**COLLECTED MATERIAL:**

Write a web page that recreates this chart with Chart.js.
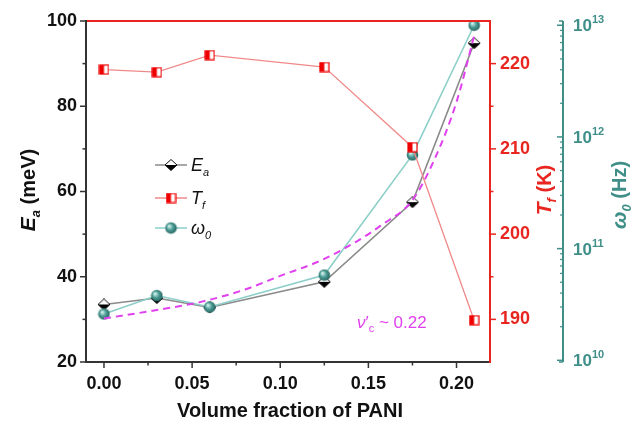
<!DOCTYPE html>
<html><head><meta charset="utf-8">
<script src="https://cdn.jsdelivr.net/npm/chart.js@4/dist/chart.umd.min.js"></script>
<style>html,body{margin:0;padding:0;background:#fff}#wrap{width:644px;height:429px;position:relative}</style>
</head><body><div id="wrap"><canvas id="c"></canvas></div>
<script>
// ---- data ----
const fraction = [0, 0.03, 0.06, 0.125, 0.175, 0.21];
const activationEnergy = [33.5, 35.0, 32.8, 38.8, 57.5, 94.8];     // Ea (meV)
const freezingTemp = [219.3, 219.0, 221.0, 219.6, 210.2, 189.9];   // Tf (K)
const attemptFreq = [2.6e10, 3.8e10, 3.0e10, 5.8e10, 6.9e11, 1.0e13]; // omega0 (Hz)
const fitFraction = [0, 0.03, 0.055, 0.08, 0.1, 0.123, 0.143, 0.157, 0.175, 0.188, 0.2, 0.21];
const fitEnergy = [30.2, 32.2, 34.1, 37.0, 40.2, 43.8, 48.2, 52.0, 58.0, 68.0, 81.0, 96.5];
const xTicks = [0, 0.05, 0.10, 0.15, 0.20];
const xMinorTicks = [0.025, 0.075, 0.125, 0.175];
const eaTicks = [20, 40, 60, 80, 100];
const eaMinorTicks = [30, 50, 70, 90];
const tfTicks = [190, 200, 210, 220];
const tfMinorTicks = [195, 205, 215];
const freqTicks = [1e10, 1e11, 1e12, 1e13];
const freqExponents = ['10', '11', '12', '13'];

const FONT = "'Liberation Sans', Arial, sans-serif";
const RED = '#e8251f', TEAL = '#3f8f88', MAG = '#e040ee';

// ---- marker images ----
function diamondImg(){
  const c=document.createElement('canvas'); c.width=14; c.height=12; const g=c.getContext('2d');
  g.beginPath(); g.moveTo(1,6); g.lineTo(13,6); g.lineTo(7,11.5); g.closePath(); g.fillStyle='#000'; g.fill();
  g.beginPath(); g.moveTo(1,6); g.lineTo(7,0.5); g.lineTo(13,6); g.closePath(); g.fillStyle='#fff'; g.fill();
  g.beginPath(); g.moveTo(1,6); g.lineTo(7,0.5); g.lineTo(13,6); g.lineTo(7,11.5); g.closePath();
  g.strokeStyle='#111'; g.lineWidth=1; g.stroke(); return c;
}
function squareImg(){
  const c=document.createElement('canvas'); c.width=11; c.height=11; const g=c.getContext('2d');
  g.fillStyle='#fff'; g.fillRect(1,1,9,9);
  g.fillStyle='#e00'; g.fillRect(1,1,4.5,9);
  g.strokeStyle='#e00'; g.lineWidth=1.2; g.strokeRect(1,1,9,9); return c;
}
function sphereImg(){
  const c=document.createElement('canvas'); c.width=13; c.height=13; const g=c.getContext('2d');
  const gr=g.createRadialGradient(4.5,4.5,0.5,6.5,6.5,6.5);
  gr.addColorStop(0,'#d8f4f0'); gr.addColorStop(0.45,'#4d9e97'); gr.addColorStop(1,'#1f5c57');
  g.beginPath(); g.arc(6.5,6.5,5.8,0,Math.PI*2); g.fillStyle=gr; g.fill(); return c;
}
const DIA=diamondImg(), SQ=squareImg(), SPH=sphereImg();

function pts(xs, ys){ return xs.map((x,i)=>({x:x, y:ys[i]})); }

// draw mixed text runs [{t, font, dy}] starting at x along baseline
function runs(ctx, list, x, y, color){
  ctx.fillStyle=color; ctx.textBaseline='alphabetic'; ctx.textAlign='left';
  let w=0; list.forEach(r=>{ ctx.font=r.font; w+=ctx.measureText(r.t).width + (r.gap||0); });
  return {w:w, draw:(sx)=>{ let cx=sx; list.forEach(r=>{ ctx.font=r.font; ctx.fillText(r.t, cx, y+(r.dy||0)); cx+=ctx.measureText(r.t).width+(r.gap||0); }); }};
}
function rotatedTitle(ctx, list, cx, cy, color){
  ctx.save(); ctx.translate(cx, cy); ctx.rotate(-Math.PI/2);
  const r=runs(ctx, list, 0, 7, color); r.draw(-r.w/2); ctx.restore();
}
function line(ctx,x1,y1,x2,y2,c,w){ ctx.beginPath(); ctx.moveTo(x1,y1); ctx.lineTo(x2,y2); ctx.strokeStyle=c; ctx.lineWidth=w; ctx.stroke(); }

const decor = {
  id:'decor',
  afterDatasetsDraw(chart){
    const {ctx, chartArea:a, scales:s} = chart;
    ctx.save();
    // frame
    line(ctx, a.left, a.top, a.right, a.top, RED, 2);
    line(ctx, a.left, a.bottom, a.right, a.bottom, '#333', 2);
    line(ctx, a.left, a.top-1, a.left, a.bottom+1, '#333', 2);
    line(ctx, a.right, a.top-1, a.right, a.bottom+1, RED, 2);
    // x ticks
    xTicks.forEach(v=>{ const p=s.x.getPixelForValue(v); line(ctx,p,a.bottom,p,a.bottom+6,'#333',1.5); });
    xMinorTicks.forEach(v=>{ const p=s.x.getPixelForValue(v); line(ctx,p,a.bottom,p,a.bottom+3.5,'#333',1.5); });
    // Ea ticks
    eaTicks.forEach(v=>{ const p=s.y.getPixelForValue(v); line(ctx,a.left,p,a.left-6,p,'#333',1.5); });
    eaMinorTicks.forEach(v=>{ const p=s.y.getPixelForValue(v); line(ctx,a.left,p,a.left-3.5,p,'#333',1.5); });
    // Tf ticks
    tfTicks.forEach(v=>{ const p=s.yT.getPixelForValue(v); line(ctx,a.right,p,a.right+6,p,RED,1.5); });
    tfMinorTicks.forEach(v=>{ const p=s.yT.getPixelForValue(v); line(ctx,a.right,p,a.right+3.5,p,RED,1.5); });
    // omega axis
    const wx = s.yW.left;
    line(ctx, wx, a.top, wx, a.bottom, TEAL, 2);
    line(ctx, wx, a.top, wx-4, a.top, TEAL, 1.5);
    line(ctx, wx, a.bottom, wx-4, a.bottom, TEAL, 1.5);
    freqTicks.forEach((v,i)=>{
      const p=s.yW.getPixelForValue(v);
      line(ctx,wx,p,wx-6,p,TEAL,1.5);
      if(i<freqTicks.length-1){ for(let k=2;k<=9;k++){ const q=s.yW.getPixelForValue(v*k); line(ctx,wx,q,wx-3,q,TEAL,1.2); } }
      const r=runs(ctx,[{t:'10',font:`bold 17px ${FONT}`},{t:freqExponents[i],font:`bold 11px ${FONT}`,dy:-8,gap:0}], 0, p+6, TEAL);
      r.draw(wx+10);
    });
    // axis titles
    rotatedTitle(ctx,[{t:'E',font:`italic bold 21px ${FONT}`},{t:'a',font:`italic bold 13px ${FONT}`,dy:5},{t:' (meV)',font:`bold 20px ${FONT}`}], 28, 190, '#111');
    rotatedTitle(ctx,[{t:'T',font:`italic bold 21px ${FONT}`},{t:'f',font:`italic bold 13px ${FONT}`,dy:5},{t:' (K)',font:`bold 20px ${FONT}`}], 544, 190, RED);
    rotatedTitle(ctx,[{t:'ω',font:`italic bold 21px ${FONT}`},{t:'0',font:`italic bold 13px ${FONT}`,dy:5},{t:' (Hz)',font:`bold 20px ${FONT}`}], 619, 195, TEAL);
    // x title
    ctx.font=`bold 20px ${FONT}`; ctx.fillStyle='#111'; ctx.textAlign='center'; ctx.textBaseline='middle';
    ctx.fillText('Volume fraction of PANI', 290, 411);
    // legend
    const leg=[
      {img:DIA, c:'#8a8a8a', y:165, t:'E', sub:'a'},
      {img:SQ, c:'#f08a8a', y:198, t:'T', sub:'f'},
      {img:SPH, c:'#8ccfc8', y:228, t:'ω', sub:'0'}];
    leg.forEach(l=>{
      line(ctx,155,l.y,187,l.y,l.c,1.5);
      ctx.drawImage(l.img, 171-l.img.width/2, l.y-l.img.height/2);
      const r=runs(ctx,[{t:l.t,font:`italic 18px ${FONT}`},{t:l.sub,font:`italic 11px ${FONT}`,dy:5}],0,l.y+6,'#111');
      r.draw(191);
    });
    // percolation annotation
    const r=runs(ctx,[{t:'ν',font:`italic 17px ${FONT}`},{t:'\u2032',font:`17px ${FONT}`},{t:'c',font:`11px ${FONT}`,dy:4},{t:' ~ 0.22',font:`17px ${FONT}`}],0,328,MAG);
    r.draw(357);
    ctx.restore();
  }
};

new Chart(document.getElementById('c'), {
  type:'line',
  data:{ datasets:[
    {label:'Tf', data:pts(fraction, freezingTemp), yAxisID:'yT', borderColor:'#f08a8a', borderWidth:1.3, pointStyle:SQ, pointRadius:6, tension:0},
    {label:'fit', data:pts(fitFraction, fitEnergy), yAxisID:'y', borderColor:MAG, borderWidth:2, borderDash:[7,5], pointRadius:0, cubicInterpolationMode:'monotone'},
    {label:'omega0', data:pts(fraction, attemptFreq), yAxisID:'yW', borderColor:'#8ccfc8', borderWidth:1.6, pointStyle:SPH, pointRadius:6, tension:0},
    {label:'Ea', data:pts(fraction, activationEnergy), yAxisID:'y', borderColor:'#8a8a8a', borderWidth:1.6, pointStyle:DIA, pointRadius:6, tension:0}
  ]},
  options:{
    responsive:true, maintainAspectRatio:false, animation:false,
    layout:{padding:{top:21, left:0, right:0, bottom:0}},
    plugins:{legend:{display:false}, tooltip:{enabled:false}},
    scales:{
      x:{type:'linear', position:'bottom', min:-0.0102, max:0.219,
        afterBuildTicks:s=>{ s.ticks=xTicks.map(v=>({value:v})); },
        afterFit:s=>{ s.height=67; },
        grid:{display:false, drawTicks:false}, border:{display:false},
        ticks:{callback:v=>Number(v).toFixed(2), font:{family:FONT, weight:'bold', size:18}, color:'#111', padding:11, maxRotation:0, autoSkip:false}},
      y:{type:'linear', position:'left', min:20, max:100,
        afterBuildTicks:s=>{ s.ticks=eaTicks.map(v=>({value:v})); },
        afterFit:s=>{ s.width=86; },
        grid:{display:false, drawTicks:false}, border:{display:false},
        ticks:{font:{family:FONT, weight:'bold', size:18}, color:'#111', padding:9}},
      yT:{type:'linear', position:'right', weight:0, min:185, max:225,
        afterBuildTicks:s=>{ s.ticks=tfTicks.map(v=>({value:v})); },
        afterFit:s=>{ s.width=73; },
        grid:{display:false, drawTicks:false}, border:{display:false},
        ticks:{font:{family:FONT, weight:'bold', size:18}, color:RED, padding:10}},
      yW:{type:'logarithmic', position:'right', weight:1, min:Math.pow(10,9.985), max:Math.pow(10,13.038),
        afterBuildTicks:s=>{ s.ticks=freqTicks.map(v=>({value:v})); },
        afterFit:s=>{ s.width=81; },
        grid:{display:false, drawTicks:false}, border:{display:false},
        ticks:{display:false}}
    }
  },
  plugins:[decor]
});
</script>
</body></html>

**WORK TO COMPLETE:** Write down every line from the opening of the listing to the line with "const RED = '#e8251f', TEAL", both included, and nothing else; the pictures are omitted.

**EXERCISE OUTPUT:**
Write a web page that recreates this chart with Chart.js.
<!DOCTYPE html>
<html><head><meta charset="utf-8">
<script src="https://cdn.jsdelivr.net/npm/chart.js@4/dist/chart.umd.min.js"></script>
<style>html,body{margin:0;padding:0;background:#fff}#wrap{width:644px;height:429px;position:relative}</style>
</head><body><div id="wrap"><canvas id="c"></canvas></div>
<script>
// ---- data ----
const fraction = [0, 0.03, 0.06, 0.125, 0.175, 0.21];
const activationEnergy = [33.5, 35.0, 32.8, 38.8, 57.5, 94.8];     // Ea (meV)
const freezingTemp = [219.3, 219.0, 221.0, 219.6, 210.2, 189.9];   // Tf (K)
const attemptFreq = [2.6e10, 3.8e10, 3.0e10, 5.8e10, 6.9e11, 1.0e13]; // omega0 (Hz)
const fitFraction = [0, 0.03, 0.055, 0.08, 0.1, 0.123, 0.143, 0.157, 0.175, 0.188, 0.2, 0.21];
const fitEnergy = [30.2, 32.2, 34.1, 37.0, 40.2, 43.8, 48.2, 52.0, 58.0, 68.0, 81.0, 96.5];
const xTicks = [0, 0.05, 0.10, 0.15, 0.20];
const xMinorTicks = [0.025, 0.075, 0.125, 0.175];
const eaTicks = [20, 40, 60, 80, 100];
const eaMinorTicks = [30, 50, 70, 90];
const tfTicks = [190, 200, 210, 220];
const tfMinorTicks = [195, 205, 215];
const freqTicks = [1e10, 1e11, 1e12, 1e13];
const freqExponents = ['10', '11', '12', '13'];

const FONT = "'Liberation Sans', Arial, sans-serif";
const RED = '#e8251f', TEAL = '#3f8f88', MAG = '#e040ee';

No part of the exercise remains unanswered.